Meine Frage wäre daher, ob sich der LIKE Operator darauf einstellen lässt auch solche Einträge zu finden, die kürzer als der Suchbegriff, aber immer noch eine gewisse Relevanz aufweisen. 
Ich danke nun schon jeden, der bemüht ist mir zu helfen.

Gruß
MrManko


----------



## Dr Dau (26. Juli 2007)

Hallo!

Das was Du hinter LIKE angibst, ist die Mindestanforderung für die Suche.
Willst Du also sowohl nach Johan als auch Johannes suchen, musst Du Johan% angeben.
Das Prozentzeichen vor bzw. hinter dem Suchbegriff weist MySQL dazu an dort nach beliebigen Zeichen zu suchen.
Mit %Johan% suchst Du also nach Namen die mit Johan beginnen, enden und/oder in denen irgendwo im Wort Johan vorkommt.

Gruss Dr Dau


----------



## MrManko (26. Juli 2007)

Hallo Dr Dau
Dies war mir vorher bewusst, doch ich suche nach einer möglichkeit auch den Autor Johan mit einzubeziehen, wenn Johann gesucht wird.

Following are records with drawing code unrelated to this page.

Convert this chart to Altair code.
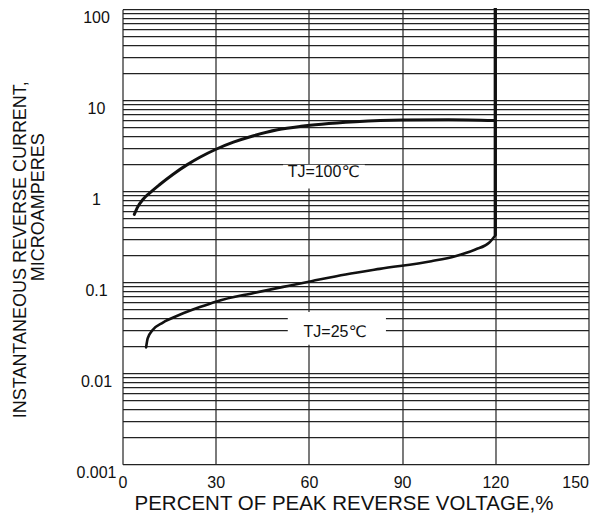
import altair as alt
import pandas as pd

# ---- data ----
x_tj100 = [3.8, 4.9, 6.5, 8.7, 11.9, 16.2, 20.6, 24.9, 30.1, 35.7, 42.2, 49.9, 57.5, 64.1, 75.0, 90.0, 105.0, 120.0]
y_tj100 = [0.556, 0.673, 0.806, 0.952, 1.178, 1.529, 1.934, 2.359, 2.891, 3.455, 4.073, 4.737, 5.170, 5.452, 5.787,
           6.05, 6.10, 5.97]

x_tj25 = [7.6, 8.1, 9.7, 13.0, 18.4, 24.9, 30.3, 42.3, 53.2, 60.8, 71.8, 82.8, 99.4, 107.1, 113.6, 118.0, 120.0]
y_tj25 = [0.0192, 0.0241, 0.0298, 0.036, 0.0438, 0.0533, 0.0615, 0.0762, 0.0910, 0.1026, 0.1216, 0.140, 0.170,
          0.193, 0.229, 0.271, 0.326]

x_rise = [120.0, 120.0]
y_rise = [0.326, 105.0]

label_text = ["TJ=100\u2103", "TJ=25\u2103"]
label_x = [64.7, 68.4]
label_y = [1.62, 0.0285]
box_x1 = [51.7, 53.2]
box_x2 = [78.0, 84.8]
box_y1 = [1.07, 0.0205]
box_y2 = [1.95, 0.047]

x_ticks = [0, 30, 60, 90, 120, 150]
y_grid = [round(m * 10 ** k, 6) for k in range(-3, 2) for m in range(1, 10)] + [100]

FONT = "Liberation Sans, Arial, DejaVu Sans, sans-serif"
INK = "#111111"

xscale = alt.Scale(domain=[0, 150], nice=False, zero=False)
yscale = alt.Scale(type="log", domain=[0.001, 100], nice=False)

xaxis = alt.Axis(
    values=x_ticks, grid=True, gridColor="#222222", gridWidth=1.2, gridOpacity=1,
    domain=False, ticks=False, tickSize=0, labelFlush=False, labelOverlap=False,
    labelAlign={"condition": {"test": "datum.value == 150", "value": "right"}, "value": "center"},
    labelFont=FONT, labelFontSize=16, labelColor=INK, labelPadding=10,
    title="PERCENT OF PEAK REVERSE VOLTAGE,%", titleFont=FONT, titleFontSize=20.5,
    titleFontWeight="normal", titleColor=INK, titleX=221, titleY=45,
    titleAlign="center", titleBaseline="alphabetic",
)
yaxis_main = alt.Axis(
    orient="left",
    values=y_grid, grid=True, gridColor="#222222", gridWidth=1.2, gridOpacity=1,
    domain=False, ticks=False, tickSize=0, labelOverlap=False, labelBound=False,
    format="~g",
    labelExpr="abs(log(datum.value)/LN10 - round(log(datum.value)/LN10)) < 0.000001 ? datum.label : ''",
    labelFont=FONT, labelFontSize=16, labelColor=INK, labelAlign="center",
    labelBaseline="middle", labelPadding=26.5, labelOffset=8,
    title="INSTANTANEOUS REVERSE CURRENT,",
    titleFont=FONT, titleFontSize=18, titleFontWeight="normal", titleColor=INK,
    titleAngle=270, titleAlign="center", titleBaseline="alphabetic",
    titleX=-97.5, titleY=240,
)
yaxis_second = alt.Axis(
    orient="left",
    values=y_grid, grid=False, domain=False, ticks=False, tickSize=0, labels=False,
    title="MICROAMPERES",
    titleFont=FONT, titleFontSize=18, titleFontWeight="normal", titleColor=INK,
    titleAngle=270, titleAlign="center", titleBaseline="alphabetic",
    titleX=-79.2, titleY=197.5,
)

df100 = pd.DataFrame({"x": x_tj100, "y": y_tj100})
df25 = pd.DataFrame({"x": x_tj25, "y": y_tj25})
dfrise = pd.DataFrame({"x": x_rise, "y": y_rise})
dflab = pd.DataFrame({"text": label_text, "x": label_x, "y": label_y,
                      "x1": box_x1, "x2": box_x2, "y1": box_y1, "y2": box_y2})

boxes = alt.Chart(dflab).mark_rect(color="white").encode(
    x=alt.X("x1:Q", scale=xscale, axis=xaxis), x2="x2:Q",
    y=alt.Y("y1:Q", scale=yscale, axis=yaxis_main), y2="y2:Q",
)
texts = alt.Chart(dflab).mark_text(
    font=FONT, fontSize=16, color=INK, align="center", baseline="middle"
).encode(
    x=alt.X("x:Q", scale=xscale, axis=xaxis),
    y=alt.Y("y:Q", scale=yscale, axis=yaxis_second),
    text="text:N",
)
line100 = alt.Chart(df100).mark_line(
    color=INK, strokeWidth=3, interpolate="monotone", strokeCap="round"
).encode(
    x=alt.X("x:Q", scale=xscale, axis=xaxis),
    y=alt.Y("y:Q", scale=yscale, axis=None),
)
line25 = alt.Chart(df25).mark_line(
    color=INK, strokeWidth=2.6, interpolate="monotone", strokeCap="round"
).encode(
    x=alt.X("x:Q", scale=xscale, axis=xaxis),
    y=alt.Y("y:Q", scale=yscale, axis=None),
)
rise = alt.Chart(dfrise).mark_line(color=INK, strokeWidth=3.3).encode(
    x=alt.X("x:Q", scale=xscale, axis=xaxis),
    y=alt.Y("y:Q", scale=yscale, axis=None),
)

chart = alt.layer(boxes, texts, line100, line25, rise).resolve_axis(y="independent").properties(
    width=466, height=455,
    autosize=alt.AutoSizeParams(type="none"),
    padding={"left": 114.5, "top": 1.2, "right": 8, "bottom": 52},
    background="white",
).configure_view(stroke=None)

chart.save("out.html", embed_options={"renderer": "svg", "actions": False})
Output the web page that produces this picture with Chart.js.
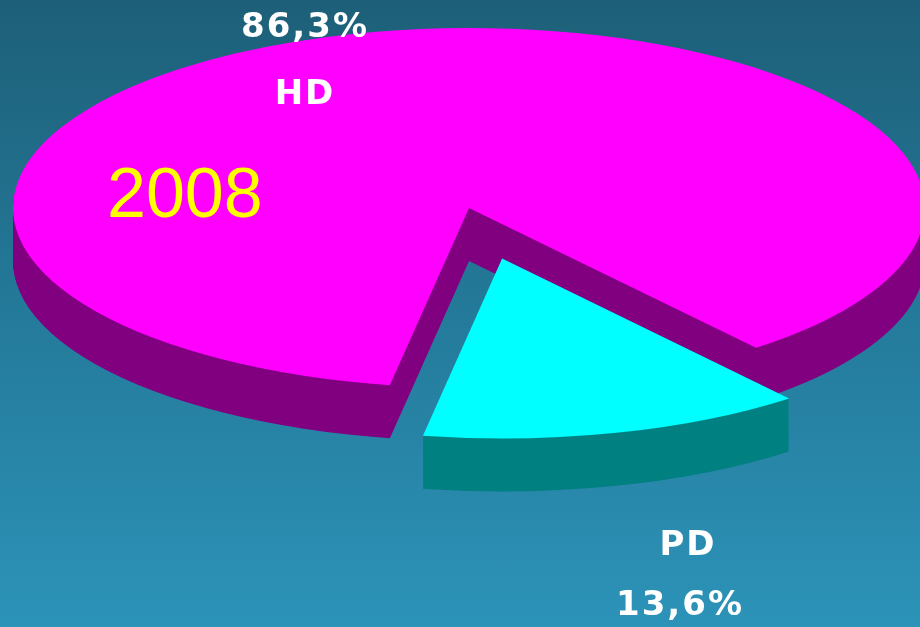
<!DOCTYPE html>
<html>
<head>
<meta charset="utf-8">
<script src="https://cdn.jsdelivr.net/npm/chart.js@4"></script>
<style>
  html, body { margin: 0; padding: 0; }
  body { width: 920px; height: 627px; overflow: hidden;
         background: linear-gradient(to bottom, #1d5f78 0%, #247a9a 50%, #2c93b8 100%); }
  #wrap { position: relative; width: 920px; height: 627px; }
</style>
</head>
<body>
<div id="wrap"><canvas id="c"></canvas></div>
<script>
// ---- data ----
const categories = ['HD', 'PD'];
const values = [86.3, 13.6];
const valueLabels = ['86,3%', '13,6%'];
const yearLabel = '2008';

// ---- styles ----
const topColors = ['#ff00ff', '#00ffff'];
const sideColors = ['#800080', '#008080'];
const explodeFrac = [0, 0.29];

const pie3d = {
  id: 'pie3d',
  beforeDatasetsDraw(chart, args, opts) {
    const meta = chart.getDatasetMeta(0);
    const ctx = chart.ctx;
    const els = meta.data;
    if (!els.length) return false;
    const R = els[0].outerRadius, ox = els[0].x, oy = els[0].y;
    function drawEl(el, color, dy, ex) {
      const mid = (el.startAngle + el.endAngle) / 2;
      ctx.save();
      ctx.translate(opts.cx, opts.cy + dy);
      ctx.scale(opts.rx / R, opts.ry / R);
      ctx.translate(-ox + Math.cos(mid) * ex * R, -oy + Math.sin(mid) * ex * R);
      const tmp = Object.create(el);
      tmp.options = Object.assign({}, el.options,
        { backgroundColor: color, borderColor: color, borderWidth: 0, offset: 0, spacing: 0 });
      tmp.draw(ctx);
      ctx.restore();
    }
    els.forEach((el, i) => {
      for (let d = opts.depth; d >= 1; d--) drawEl(el, sideColors[i], d, explodeFrac[i]);
      drawEl(el, topColors[i], 0, explodeFrac[i]);
    });
    return false;
  },
  afterDraw(chart, args, opts) {
    const ctx = chart.ctx;
    ctx.save();
    ctx.textAlign = 'center';
    ctx.textBaseline = 'alphabetic';
    ctx.fillStyle = '#ffffff';
    ctx.font = 'bold 34px "DejaVu Sans"';
    try { ctx.letterSpacing = '2px'; } catch (e) {}
    // HD labels
    ctx.fillText(valueLabels[0], 305, 37);
    ctx.fillText(categories[0], 305, 104);
    // PD labels
    ctx.fillText(categories[1], 688, 555);
    ctx.fillText(valueLabels[1], 680, 615);
    try { ctx.letterSpacing = '0px'; } catch (e) {}
    ctx.textAlign = 'left';
    ctx.fillStyle = '#ffff00';
    ctx.font = '70px "Liberation Sans"';
    ctx.fillText(yearLabel, 107, 217);
    ctx.restore();
  }
};

new Chart(document.getElementById('c'), {
  type: 'pie',
  data: {
    labels: categories,
    datasets: [{ data: values, backgroundColor: topColors, borderWidth: 0 }]
  },
  options: {
    responsive: true,
    maintainAspectRatio: false,
    animation: false,
    rotation: -170,
    layout: { padding: 0 },
    plugins: {
      legend: { display: false },
      tooltip: { enabled: false },
      pie3d: { cx: 469, cy: 208, rx: 456, ry: 180, depth: 53 }
    }
  },
  plugins: [pie3d]
});
</script>
</body>
</html>
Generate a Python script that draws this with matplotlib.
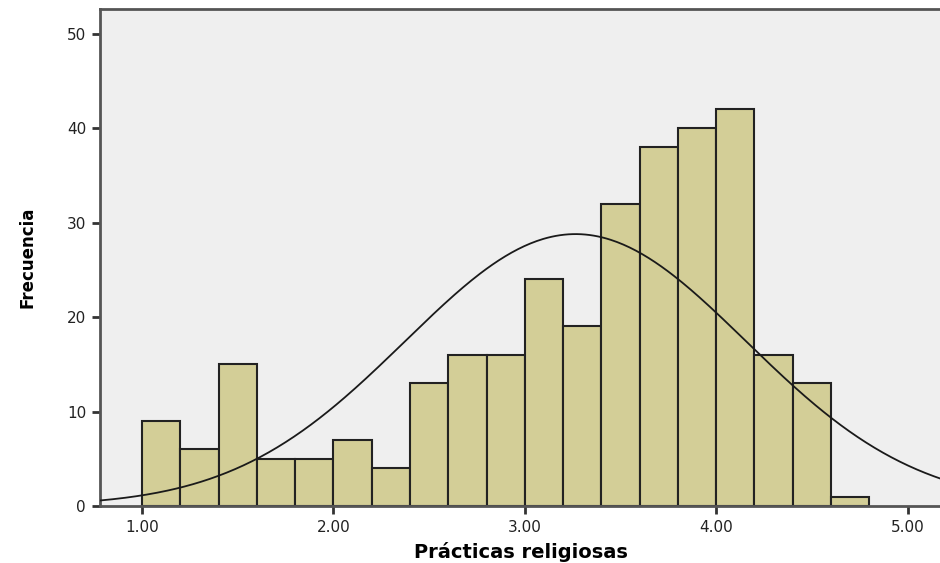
import numpy as np
import matplotlib
matplotlib.use('Agg')
import matplotlib.pyplot as plt

# histogram bins (lower edges) and counts
bin_edges = [1.0, 1.2, 1.4, 1.6, 1.8, 2.0, 2.2, 2.4, 2.6, 2.8, 3.0,
             3.2, 3.4, 3.6, 3.8, 4.0, 4.2, 4.4, 4.6, 4.8]
counts = [9, 6, 15, 5, 5, 7, 4, 13, 16, 16, 24, 19, 32, 38, 40, 42, 16, 13, 1]

# normal curve parameters
mean = 3.265
sd = 0.89
n_total = sum(counts)
bin_width = 0.2

x_ticks = [1.0, 2.0, 3.0, 4.0, 5.0]
x_ticklabels = ['1.00', '2.00', '3.00', '4.00', '5.00']
y_ticks = [0, 10, 20, 30, 40, 50]

BAR = '#D3CE97'
BG = '#EFEFEF'
SPINE = '#555555'

fig = plt.figure(figsize=(9.4, 5.63), dpi=100)
ax = fig.add_axes([100 / 940, 57 / 563, 842 / 940, 497 / 563])
ax.set_facecolor(BG)

ax.bar(bin_edges[:-1], counts, width=bin_width, align='edge',
       color=BAR, edgecolor='#222222', linewidth=1.5, zorder=2)

xs = np.linspace(0.78, 5.18, 400)
ys = n_total * bin_width * np.exp(-0.5 * ((xs - mean) / sd) ** 2) / (sd * np.sqrt(2 * np.pi))
ax.plot(xs, ys, color='#1a1a1a', linewidth=1.3, zorder=3)

ax.set_xlim(0.78, 5.18)
ax.set_ylim(0, 52.6)
ax.set_xticks(x_ticks)
ax.set_xticklabels(x_ticklabels)
ax.set_yticks(y_ticks)

for side in ['left', 'bottom', 'top']:
    ax.spines[side].set_color(SPINE)
    ax.spines[side].set_linewidth(2)
ax.spines['right'].set_visible(False)

ax.tick_params(axis='both', direction='out', length=6, width=2,
               color='#333333', labelsize=11, labelcolor='#222222', pad=4)

ax.set_xlabel('Prácticas religiosas', fontsize=14, fontweight='bold',
              labelpad=5)
ax.set_ylabel('Frecuencia', fontsize=12, fontweight='bold', labelpad=22)

plt.savefig('out.png', dpi=100, facecolor='white')
plt.close()
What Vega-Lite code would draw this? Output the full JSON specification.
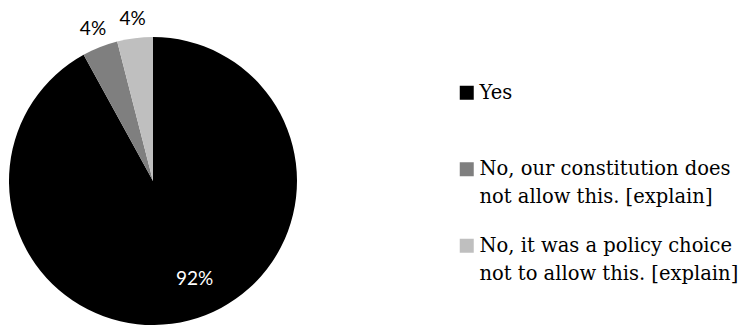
{
  "$schema": "https://vega.github.io/schema/vega-lite/v6.json",
  "width": 288,
  "height": 288,
  "autosize": {"type": "none"},
  "padding": {"left": 9, "top": 37, "right": 450, "bottom": 0},
  "background": "white",
  "config": {"style": {"guide-label": {"lineHeight": 28}}},
  "data": {
    "values": [
      {"answer": "Yes", "pct": 92, "label": "92%", "rank": 1},
      {"answer": "No, our constitution does not allow this. [explain]", "pct": 4, "label": "4%", "rank": 2},
      {"answer": "No, it was a policy choice not to allow this. [explain]", "pct": 4, "label": "4%", "rank": 3}
    ]
  },
  "encoding": {
    "theta": {"field": "pct", "type": "quantitative", "stack": true},
    "order": {"field": "rank", "type": "quantitative"}
  },
  "layer": [
    {
      "mark": {"type": "arc", "outerRadius": 144},
      "encoding": {
        "color": {
          "field": "answer",
          "type": "nominal",
          "scale": {
            "domain": ["Yes", "No, our constitution does not allow this. [explain]", "No, it was a policy choice not to allow this. [explain]"],
            "range": ["#000000", "#7f7f7f", "#bfbfbf"]
          },
          "legend": {
            "title": null,
            "orient": "none",
            "legendX": 448,
            "legendY": 46,
            "symbolType": "square",
            "symbolSize": 196,
            "symbolStrokeWidth": 0,
            "labelFont": "DejaVu Serif",
            "labelFontSize": 19.5,
            "labelColor": "#000000",
            "labelOffset": 3,
            "labelLimit": 400,
            "rowPadding": 27.5,
            "labelExpr": "datum.value == 'Yes' ? ['Yes', ''] : datum.value == 'No, our constitution does not allow this. [explain]' ? ['No, our constitution does', 'not allow this. [explain]'] : ['No, it was a policy choice', 'not to allow this. [explain]']"
          }
        }
      }
    },
    {
      "mark": {"type": "text", "radius": 107, "dx": 15, "dy": -6, "font": "Lato", "fontSize": 19, "color": "white"},
      "encoding": {"text": {"field": "label", "condition": {"test": "datum.rank != 1", "value": ""}}}
    },
    {
      "mark": {"type": "text", "radius": 163, "font": "Lato", "fontSize": 19, "color": "black"},
      "encoding": {"text": {"field": "label", "condition": {"test": "datum.rank == 1", "value": ""}}}
    }
  ]
}
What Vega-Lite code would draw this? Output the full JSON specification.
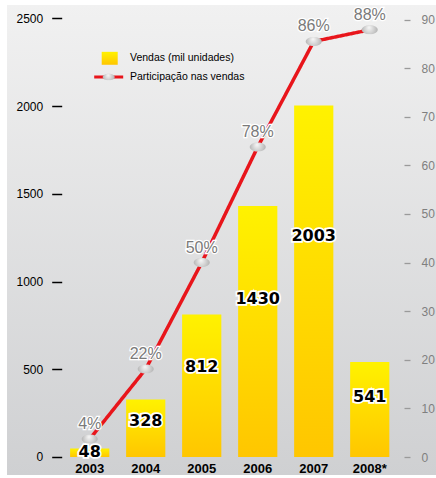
{
  "$schema": "https://vega.github.io/schema/vega-lite/v6.json",
  "width": 429,
  "height": 470,
  "padding": {"left": 7, "top": 5, "right": 0, "bottom": 3},
  "autosize": {"type": "none"},
  "background": "white",
  "config": {
    "view": {"stroke": null, "fill": {"gradient": "linear", "x1": 0, "y1": 0, "x2": 0, "y2": 1, "stops": [{"offset": 0, "color": "#f1f1f1"}, {"offset": 1, "color": "#cfd0d2"}]}},
    "font": "Liberation Sans",
    "axis": {"grid": false, "title": null},
    "legend": {"orient": "none", "title": null, "padding": 0, "rowPadding": 0, "labelFont": "Liberation Sans", "labelFontSize": 10.5, "labelColor": "black"}
  },
  "data": {"values": [
    {"ano": "2003", "vendas": 48, "part": 3.7, "rotulo": "4%"},
    {"ano": "2004", "vendas": 328, "part": 18.1, "rotulo": "22%"},
    {"ano": "2005", "vendas": 812, "part": 40.0, "rotulo": "50%"},
    {"ano": "2006", "vendas": 1430, "part": 63.8, "rotulo": "78%"},
    {"ano": "2007", "vendas": 2003, "part": 85.5, "rotulo": "86%"},
    {"ano": "2008*", "vendas": 541, "part": 87.9, "rotulo": "88%"}
  ]},
  "encoding": {
    "x": {
      "field": "ano", "type": "ordinal", "sort": null,
      "scale": {"paddingInner": 0.3, "paddingOuter": 0.98, "align": 0.575},
      "axis": {"orient": "bottom", "offset": -18, "ticks": false, "tickSize": 0, "domain": false, "labelAngle": 0, "labelFont": "Liberation Sans", "labelFontWeight": "bold", "labelFontSize": 13, "labelColor": "black", "labelPadding": 5, "title": null}
    }
  },
  "layer": [
    {
      "mark": {"type": "bar", "fill": {"gradient": "linear", "x1": 0, "y1": 0, "x2": 0, "y2": 1, "stops": [{"offset": 0, "color": "#fff200"}, {"offset": 1, "color": "#ffc600"}]}},
      "encoding": {
        "y": {"field": "vendas", "type": "quantitative", "scale": {"domain": [-102.6, 2576.3], "nice": false, "zero": false},
          "axis": {"orient": "left", "offset": -54.7, "values": [0, 500, 1000, 1500, 2000, 2500], "format": "d", "domain": false, "tickSize": 10, "tickWidth": 1.5, "tickColor": "black", "labelFont": "Liberation Sans", "labelFontSize": 12, "labelColor": "black", "labelPadding": 9, "title": null}},
        "y2": {"datum": 0},
        "opacity": {"datum": "Vendas (mil unidades)", "type": "ordinal", "scale": {"range": [1]},
          "legend": {"legendX": 93.7, "legendY": 44.3, "symbolType": "M-0.89,-0.72H0.89V0.72H-0.89Z", "symbolSize": 324, "symbolStrokeWidth": 0, "labelOffset": 11.3}
        }
      }
    },
    {
      "mark": {"type": "text", "font": "DejaVu Sans", "fontWeight": "bold", "fontSize": 16, "stroke": "white", "strokeWidth": 3.5, "fill": "white", "baseline": "middle"},
      "encoding": {
        "y": {"field": "vendas", "type": "quantitative", "scale": {"domain": [-162.9, 4089.4], "nice": false, "zero": false}, "axis": null},
        "text": {"field": "vendas", "type": "quantitative"}
      }
    },
    {
      "mark": {"type": "text", "font": "DejaVu Sans", "fontWeight": "bold", "fontSize": 16, "fill": "black", "baseline": "middle"},
      "encoding": {
        "y": {"field": "vendas", "type": "quantitative", "scale": {"domain": [-162.9, 4089.4], "nice": false, "zero": false}, "axis": null},
        "text": {"field": "vendas", "type": "quantitative"}
      }
    },
    {
      "mark": {"type": "line", "strokeWidth": 3.5, "stroke": "#e8151b"},
      "encoding": {
        "y": {"field": "part", "type": "quantitative", "scale": {"domain": [-3.7, 93.0], "nice": false, "zero": false},
          "axis": {"orient": "right", "offset": -32, "values": [0, 10, 20, 30, 40, 50, 60, 70, 80, 90], "domain": false, "tickSize": 6, "tickWidth": 1.3, "tickColor": "#9a9a9a", "labelFont": "Liberation Sans", "labelFontSize": 12, "labelColor": "#7f7f7f", "labelPadding": 11, "title": null}},
        "strokeDash": {"datum": "Participação nas vendas", "type": "nominal", "scale": {"range": [[1, 0]]},
          "legend": {"legendX": 91.2, "legendY": 61.5, "symbolType": "M-1.61,0H1.61", "symbolSize": 324, "symbolStrokeWidth": 3, "symbolStrokeColor": "#e8151b", "labelOffset": 10.8}
        }
      }
    },
    {
      "mark": {"type": "point", "filled": true, "size": 256, "opacity": 1,
        "fill": {"gradient": "radial", "x1": 0.45, "y1": 0.35, "r1": 0, "x2": 0.5, "y2": 0.5, "r2": 0.6, "stops": [{"offset": 0, "color": "#f8f8f8"}, {"offset": 1, "color": "#a8a8a8"}]}},
      "encoding": {
        "y": {"field": "part", "type": "quantitative", "scale": {"domain": [-3.7, 93.0], "nice": false, "zero": false}, "axis": null},
        "shape": {"datum": "marcador", "type": "nominal", "scale": {"range": ["M-1,0A1,0.56,0,1,1,1,0A1,0.56,0,1,1,-1,0Z"]},
          "legend": {"legendX": 95.7, "legendY": 66, "symbolSize": 144, "symbolStrokeWidth": 0, "labelExpr": "''"}
        }
      }
    },
    {
      "mark": {"type": "text", "fontSize": 16, "dy": -15, "stroke": "white", "strokeWidth": 2.5, "fill": "white", "baseline": "middle"},
      "encoding": {
        "y": {"field": "part", "type": "quantitative", "scale": {"domain": [-3.7, 93.0], "nice": false, "zero": false}, "axis": null},
        "text": {"field": "rotulo", "type": "nominal"}
      }
    },
    {
      "mark": {"type": "text", "fontSize": 16, "dy": -15, "fill": "#7a7a7a", "baseline": "middle"},
      "encoding": {
        "y": {"field": "part", "type": "quantitative", "scale": {"domain": [-3.7, 93.0], "nice": false, "zero": false}, "axis": null},
        "text": {"field": "rotulo", "type": "nominal"}
      }
    }
  ],
  "resolve": {"scale": {"y": "independent"}}
}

Dies ist notwendig, wenn ein user nicht so recht weiß, wie der Autor geschrieben wird. (Ich arbeite an einer Büchersammlung im Intranet). Deshalb wäre es mir sehr wichtig, dass die Suche nach Relevanz bewertet. Wenn es gar nicht mit LIKE geht bin ich auch für alle anderen Methode offen.

Gruß 
MrManko


----------



## Dr Dau (26. Juli 2007)

Dann schaue Dir mal das Thema "Ansätze für Ähnlichkeitssuche?" an.
Wenn man nach "Auto" sucht und "Boot" meint, dann funktioniert es natürlich nicht.


----------